Commissioner Momin Agha gave the keynote address and Vice Chancellor Iqrar Ahmad Khan highlighted the importance of ensuring supply of safe drinking water. Faisalabad DCO Salman Ghani, Toba Tek Singh DCO Amir Ijaz Akber, Additional District Collector Malik Awais and Chiniot ADC Sanaullah gave presentations on the Water and Sanitation Roadmap 2020-25.
Minister Tanveer Aslam said Rs62.7 billion had been allocated for water supply and drainage in the current financial year. The government recognised provision of safe water and sanitation services as one of the largest challenges in the coming years, he said. “We can overcome this with the efforts of experts, policymakers, academics and other stakeholders.”
He said the largest gap was on maintenance and expansion fronts. “This can be bridged with solid strategies.”
The minister stressed the need to revisit policies, mandate and structure of the WASA and the TMAs in five cities with a view to introduce autonomy and a performance-based system.

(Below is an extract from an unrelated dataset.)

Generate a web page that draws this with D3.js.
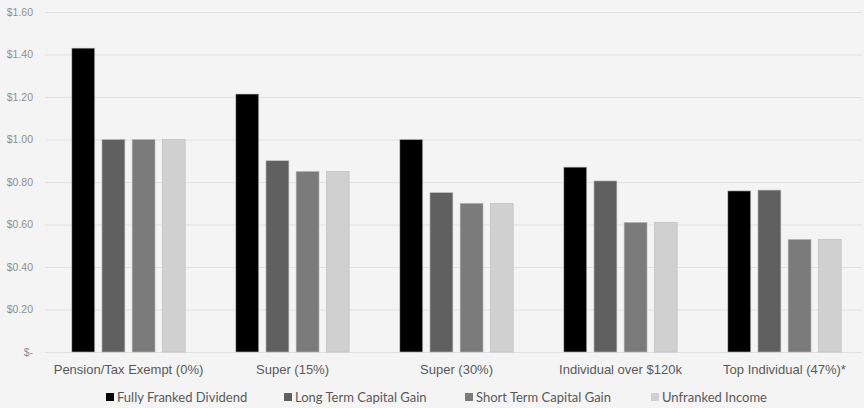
<!DOCTYPE html>
<html>
<head>
<meta charset="utf-8">
<script src="https://cdn.jsdelivr.net/npm/d3@7"></script>
<style>
  html, body { margin: 0; padding: 0; background: #f4f4f4; }
  svg { display: block; font-family: Lato, "Open Sans", sans-serif; }
</style>
</head>
<body>
<svg id="chart" width="864" height="408"></svg>
<script>
// After-tax value of $1 of each income type, by investor tax status
const categories = ["Pension/Tax Exempt (0%)", "Super (15%)", "Super (30%)", "Individual over $120k", "Top Individual (47%)*"];
const seriesNames = ["Fully Franked Dividend", "Long Term Capital Gain", "Short Term Capital Gain", "Unfranked Income"];
const fullyFranked = [1.43, 1.214, 1.00, 0.87, 0.758];
const longTermCG   = [1.00, 0.90, 0.75, 0.805, 0.762];
const shortTermCG  = [1.00, 0.85, 0.70, 0.61, 0.53];
const unfranked    = [1.00, 0.85, 0.70, 0.61, 0.53];
const yTicks = [0, 0.2, 0.4, 0.6, 0.8, 1.0, 1.2, 1.4, 1.6];
const colors = ["#000000", "#606060", "#7b7b7b", "#d0d0d0"];

const seriesValues = [fullyFranked, longTermCG, shortTermCG, unfranked];
const rows = categories.map((c, i) => ({ cat: c, vals: seriesValues.map(s => s[i]) }));

const svg = d3.select("#chart");
const gridLeft = 45, gridRight = 862, plotTop = 12, plotBottom = 352;

const x0 = d3.scaleBand().domain(categories).range([46.5, 866.5]).padding(0);
const x1 = d3.scaleBand().domain(d3.range(seriesNames.length))
  .range([0, x0.bandwidth()]).paddingInner(0.24).paddingOuter(0.84);
const y = d3.scaleLinear().domain([0, 1.6]).range([plotBottom, plotTop]);

const fmt = v => v === 0 ? "$-" : "$" + v.toFixed(2);

// gridlines
svg.append("g")
  .selectAll("line").data(yTicks).join("line")
  .attr("x1", gridLeft).attr("x2", gridRight)
  .attr("y1", d => y(d) + 0.5).attr("y2", d => y(d) + 0.5)
  .attr("stroke", "#e0e0e0").attr("stroke-width", 1);

// y axis labels
const yAxis = d3.axisLeft(y).tickValues(yTicks).tickFormat(fmt).tickSize(0).tickPadding(12);
svg.append("g").attr("transform", `translate(${gridLeft},0)`).call(yAxis)
  .call(g => g.select(".domain").remove())
  .call(g => g.selectAll("text").attr("fill", "#8f8f8f").style("font-size", "10.5px"));

// bars
const groups = svg.append("g").selectAll("g").data(rows).join("g")
  .attr("transform", d => `translate(${x0(d.cat)},0)`);
groups.selectAll("rect").data(d => d.vals.map((v, i) => ({ v, i }))).join("rect")
  .attr("x", d => x1(d.i))
  .attr("y", d => y(d.v))
  .attr("width", x1.bandwidth())
  .attr("height", d => plotBottom - y(d.v))
  .attr("fill", d => colors[d.i])
  .attr("stroke", "#bdbdbd").attr("stroke-width", 0.6);

// x axis labels
const xAxis = d3.axisBottom(x0).tickSize(0).tickPadding(13);
svg.append("g").attr("transform", `translate(0,${plotBottom})`).call(xAxis)
  .call(g => g.select(".domain").remove())
  .call(g => g.selectAll("text").attr("fill", "#595959").style("font-size", "13px"));

// legend
const legendX = [106, 284, 465, 651];
const legend = svg.append("g").selectAll("g").data(seriesNames).join("g")
  .attr("transform", (d, i) => `translate(${legendX[i]},402)`);
legend.append("rect").attr("x", 0).attr("y", -9).attr("width", 8).attr("height", 8)
  .attr("fill", (d, i) => colors[i]);
legend.append("text").attr("x", 11).attr("y", 0)
  .attr("fill", "#595959").style("font-size", "13px").text(d => d);
</script>
</body>
</html>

He spoke about the need to focus budget support to the sector and to update the financial management system in Water and Public Health Engineering Departments. “The sector needs a public-private model,” the minister said. TMAs could play a proactive role in involving the private sector in this regard, he said.
Commissioner Momin Agha said that the government had spent billions of rupees on water supply and drainage, yet issues relating to water and sanitation kept getting worse. “We are building a solid strategy to provide a state-of-the-art water and sanitation system for every corner of Faisalabad division.”
Dr Iqrar Ahmad Khan stressed the need to establish a working group of experts from the UAF, the WASA and other institutes to work on challenges of water supply and sanitation.
He said a century ago, most of Faisalabad was desert-like. “It became fertile after the canal irrigation system was introduced.” He said water scarcity was now wreaking havoc on the country’s agriculture sector.
He said every household in Australia had set up rainwater tanks on their rooftops. “A similar model needs to be established in Pakistan.”
Faculty of Agriculture Engineering Dean Allah Bukhsh said rainwater technology must be used for irrigation and ground water recharge purposes. Modern irrigation methods like drip irrigation could be used, he said.
Published in The Express Tribune, July 22nd, 2016.